By doing this, he said, Peter illustrates that “it is not enough to respond to the question – ‘Who is Jesus for me?’ – with a faultless doctrinal formula or a set of preconceived notions. No.”

“It is only by following the Lord that we come to know him each day, only by becoming his disciples and listening to his words that we become his friends and experience his transforming love,” he said.

Francis cautioned against the temptation to find excuses not to follow Jesus, including spiritual excuses such as “I am not worthy”, “I don’t have it in me”, or “What can I do?”

“This is one of the devil’s ploys: it robs us of trust in God’s grace by making us think that everything depends on our own abilities,” he said, saying Peter challenges the Church to be one that follows Jesus in humility.

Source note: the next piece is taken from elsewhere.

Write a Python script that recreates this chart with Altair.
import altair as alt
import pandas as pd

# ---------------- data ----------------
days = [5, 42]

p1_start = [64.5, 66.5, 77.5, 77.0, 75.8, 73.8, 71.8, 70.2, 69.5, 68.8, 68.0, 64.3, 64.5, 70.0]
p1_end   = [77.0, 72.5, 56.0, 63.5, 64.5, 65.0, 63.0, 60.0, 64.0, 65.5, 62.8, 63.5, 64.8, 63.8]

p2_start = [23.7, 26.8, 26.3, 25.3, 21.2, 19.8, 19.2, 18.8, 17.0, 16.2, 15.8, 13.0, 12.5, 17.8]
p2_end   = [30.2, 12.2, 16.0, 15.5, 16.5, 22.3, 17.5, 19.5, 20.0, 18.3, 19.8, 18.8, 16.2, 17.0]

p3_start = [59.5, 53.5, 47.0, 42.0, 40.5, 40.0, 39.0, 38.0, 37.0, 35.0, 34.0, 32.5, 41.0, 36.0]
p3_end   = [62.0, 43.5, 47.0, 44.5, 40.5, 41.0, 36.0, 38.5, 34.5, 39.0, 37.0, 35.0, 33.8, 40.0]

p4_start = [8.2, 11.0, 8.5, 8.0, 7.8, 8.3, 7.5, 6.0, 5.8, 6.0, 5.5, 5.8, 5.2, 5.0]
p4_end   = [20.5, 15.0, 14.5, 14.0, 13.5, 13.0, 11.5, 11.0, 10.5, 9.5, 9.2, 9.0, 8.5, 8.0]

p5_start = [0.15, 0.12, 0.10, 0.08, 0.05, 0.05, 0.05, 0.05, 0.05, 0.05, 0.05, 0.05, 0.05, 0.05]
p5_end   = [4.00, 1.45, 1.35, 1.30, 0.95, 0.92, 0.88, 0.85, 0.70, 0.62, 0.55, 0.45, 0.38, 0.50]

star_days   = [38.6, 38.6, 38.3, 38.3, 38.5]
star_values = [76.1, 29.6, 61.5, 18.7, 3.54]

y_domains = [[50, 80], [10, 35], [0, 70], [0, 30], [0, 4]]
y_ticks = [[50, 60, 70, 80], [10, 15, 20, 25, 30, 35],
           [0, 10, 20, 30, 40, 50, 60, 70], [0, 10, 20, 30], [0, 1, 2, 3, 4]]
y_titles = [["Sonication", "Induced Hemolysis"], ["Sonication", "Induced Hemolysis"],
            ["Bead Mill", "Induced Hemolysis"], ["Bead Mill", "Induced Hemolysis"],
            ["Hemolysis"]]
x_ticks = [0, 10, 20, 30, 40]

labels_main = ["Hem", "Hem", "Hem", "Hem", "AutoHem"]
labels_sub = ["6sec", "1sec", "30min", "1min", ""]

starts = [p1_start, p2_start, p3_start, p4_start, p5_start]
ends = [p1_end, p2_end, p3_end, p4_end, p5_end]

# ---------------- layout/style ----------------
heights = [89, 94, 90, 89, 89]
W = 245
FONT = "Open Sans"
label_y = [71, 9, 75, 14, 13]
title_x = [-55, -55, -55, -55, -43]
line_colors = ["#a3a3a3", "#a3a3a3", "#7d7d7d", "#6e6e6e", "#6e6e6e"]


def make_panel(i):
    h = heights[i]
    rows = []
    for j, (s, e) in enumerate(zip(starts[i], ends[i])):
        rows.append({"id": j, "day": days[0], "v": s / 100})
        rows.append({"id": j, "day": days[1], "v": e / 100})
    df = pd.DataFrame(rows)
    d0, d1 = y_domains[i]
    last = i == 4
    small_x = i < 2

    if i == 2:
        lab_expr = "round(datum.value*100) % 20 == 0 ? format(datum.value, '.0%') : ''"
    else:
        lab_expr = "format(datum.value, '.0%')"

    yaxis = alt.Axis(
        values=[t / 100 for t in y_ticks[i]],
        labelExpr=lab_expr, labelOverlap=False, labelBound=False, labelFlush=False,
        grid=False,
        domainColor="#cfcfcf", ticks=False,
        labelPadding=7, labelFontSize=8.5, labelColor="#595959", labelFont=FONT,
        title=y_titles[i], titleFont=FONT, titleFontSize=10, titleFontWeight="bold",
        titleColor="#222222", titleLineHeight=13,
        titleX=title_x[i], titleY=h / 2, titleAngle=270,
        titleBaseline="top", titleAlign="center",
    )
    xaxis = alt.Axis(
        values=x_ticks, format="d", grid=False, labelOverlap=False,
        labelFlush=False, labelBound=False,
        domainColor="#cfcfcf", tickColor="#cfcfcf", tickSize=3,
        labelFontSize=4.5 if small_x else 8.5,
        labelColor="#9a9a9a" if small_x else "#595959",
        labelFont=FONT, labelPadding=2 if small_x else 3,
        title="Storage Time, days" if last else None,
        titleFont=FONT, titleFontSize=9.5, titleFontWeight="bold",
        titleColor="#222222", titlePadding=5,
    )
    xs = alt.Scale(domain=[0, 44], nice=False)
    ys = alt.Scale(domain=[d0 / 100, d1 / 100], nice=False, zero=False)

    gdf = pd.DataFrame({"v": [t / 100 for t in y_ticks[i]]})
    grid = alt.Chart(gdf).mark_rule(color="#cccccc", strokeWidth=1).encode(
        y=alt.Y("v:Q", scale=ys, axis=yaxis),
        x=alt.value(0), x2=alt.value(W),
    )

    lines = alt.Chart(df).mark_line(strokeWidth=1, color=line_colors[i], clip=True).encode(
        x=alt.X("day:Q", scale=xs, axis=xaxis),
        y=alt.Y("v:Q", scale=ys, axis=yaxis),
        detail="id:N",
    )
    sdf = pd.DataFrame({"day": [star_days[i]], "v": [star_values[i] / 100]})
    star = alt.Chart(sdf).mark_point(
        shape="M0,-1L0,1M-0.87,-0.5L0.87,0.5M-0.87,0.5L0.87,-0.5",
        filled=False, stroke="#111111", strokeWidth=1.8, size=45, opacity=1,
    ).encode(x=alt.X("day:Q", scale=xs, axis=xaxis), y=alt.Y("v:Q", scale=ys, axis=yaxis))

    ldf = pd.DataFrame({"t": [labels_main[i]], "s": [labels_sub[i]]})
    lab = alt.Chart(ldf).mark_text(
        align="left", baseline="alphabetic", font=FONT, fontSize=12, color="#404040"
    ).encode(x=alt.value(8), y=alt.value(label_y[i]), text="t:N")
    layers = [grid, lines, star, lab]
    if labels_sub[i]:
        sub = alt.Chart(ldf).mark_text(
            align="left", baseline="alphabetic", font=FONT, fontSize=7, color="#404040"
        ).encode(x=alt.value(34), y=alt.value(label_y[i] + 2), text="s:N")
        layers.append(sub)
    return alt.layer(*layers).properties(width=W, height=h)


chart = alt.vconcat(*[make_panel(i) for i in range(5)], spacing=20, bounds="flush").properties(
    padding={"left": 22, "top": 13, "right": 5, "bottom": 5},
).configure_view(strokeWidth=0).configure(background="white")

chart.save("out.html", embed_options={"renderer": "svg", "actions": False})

“Only in this way will those farthest from us, those who often regard us with diffidence or indifference, come to realize, in the words of Pope Benedict XVI, that ‘the Church is the place of our encounter with the Son of the living God and thus the place for our encounter with one another,’” he said.

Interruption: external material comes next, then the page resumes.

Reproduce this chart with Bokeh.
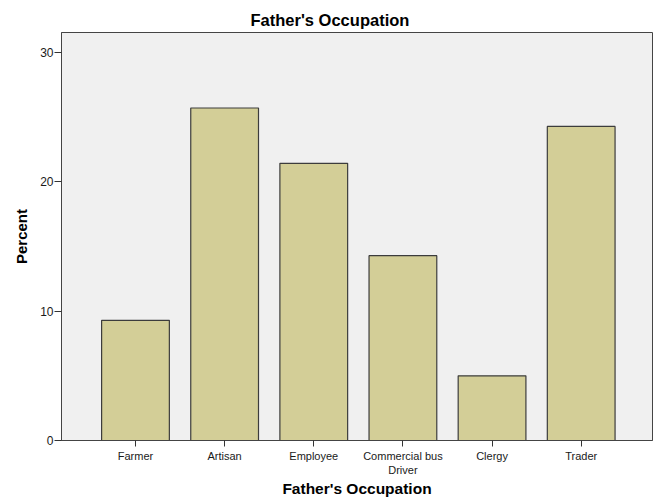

Turning to the figure of Saint Paul, Pope Francis said Paul’s response to faith and to God’s intervention on the road to Damascus was to “proclaim,” spreading the Gospel throughout the world.

Prior to his conversion, while leading a fierce persecution of Christians, Paul was “caught up in the pride of his rigid observance,” but thanks to the blinding light of Jesus, “Paul came to realize how blind he had been” and devoted his life to preaching the message of Christ.

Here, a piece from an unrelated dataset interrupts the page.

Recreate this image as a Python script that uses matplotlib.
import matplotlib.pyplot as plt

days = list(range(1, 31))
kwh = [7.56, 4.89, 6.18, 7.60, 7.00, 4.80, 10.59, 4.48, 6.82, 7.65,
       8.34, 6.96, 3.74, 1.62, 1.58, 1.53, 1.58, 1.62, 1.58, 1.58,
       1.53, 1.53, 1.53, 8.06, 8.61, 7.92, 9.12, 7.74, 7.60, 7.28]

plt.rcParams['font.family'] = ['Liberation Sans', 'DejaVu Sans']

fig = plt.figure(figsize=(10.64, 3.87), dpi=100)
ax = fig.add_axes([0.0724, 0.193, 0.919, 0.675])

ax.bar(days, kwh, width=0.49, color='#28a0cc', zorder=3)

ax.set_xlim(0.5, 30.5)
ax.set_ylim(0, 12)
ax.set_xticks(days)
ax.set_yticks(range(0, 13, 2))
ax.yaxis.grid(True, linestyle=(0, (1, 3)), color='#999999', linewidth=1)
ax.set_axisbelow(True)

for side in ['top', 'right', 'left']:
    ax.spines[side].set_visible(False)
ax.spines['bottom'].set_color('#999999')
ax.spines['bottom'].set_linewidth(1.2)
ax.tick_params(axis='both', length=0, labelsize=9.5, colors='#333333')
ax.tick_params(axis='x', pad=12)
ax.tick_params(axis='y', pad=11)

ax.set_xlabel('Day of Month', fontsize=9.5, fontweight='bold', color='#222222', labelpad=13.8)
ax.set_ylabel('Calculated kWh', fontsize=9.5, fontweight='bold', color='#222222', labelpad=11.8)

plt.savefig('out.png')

“If we look at Paul’s life, it almost seems that the more he preached the Gospel, the more he grew in the knowledge of Jesus. By preaching the Word to others, he was able to peer more deeply into the depths of God’s mystery,” the pope said.

Paul’s answer to the question of who Jesus was for him was not the result of “a privatized piety that leaves us peaceful and unconcerned about bringing the Gospel to others,” but it rather demonstrated that as Christians, “we grow in faith and in knowledge of the mystery of Christ when we preach and bear witness to him before others,” he said.

“This is something necessary also for the Church in our day,” Francis said, saying the church needs to preach “even as we need oxygen to breath. A Church that cannot live without sharing with others the embrace of God’s love and the joy of the Gospel.”

Pope Francis closed his homily telling the new archbishops receiving the pallium to imitate both Peter and Paul in being “disciples in following and apostles in preaching. Bring the beauty of the Gospel everywhere, together with all the People of God.”

He also offered a special greeting to the ecumenical delegation present, and sent personal regards to Ecumenical Patriarch Bartholomew, praying that “we advance together, in following and in preaching the word, as we grow in fraternity.”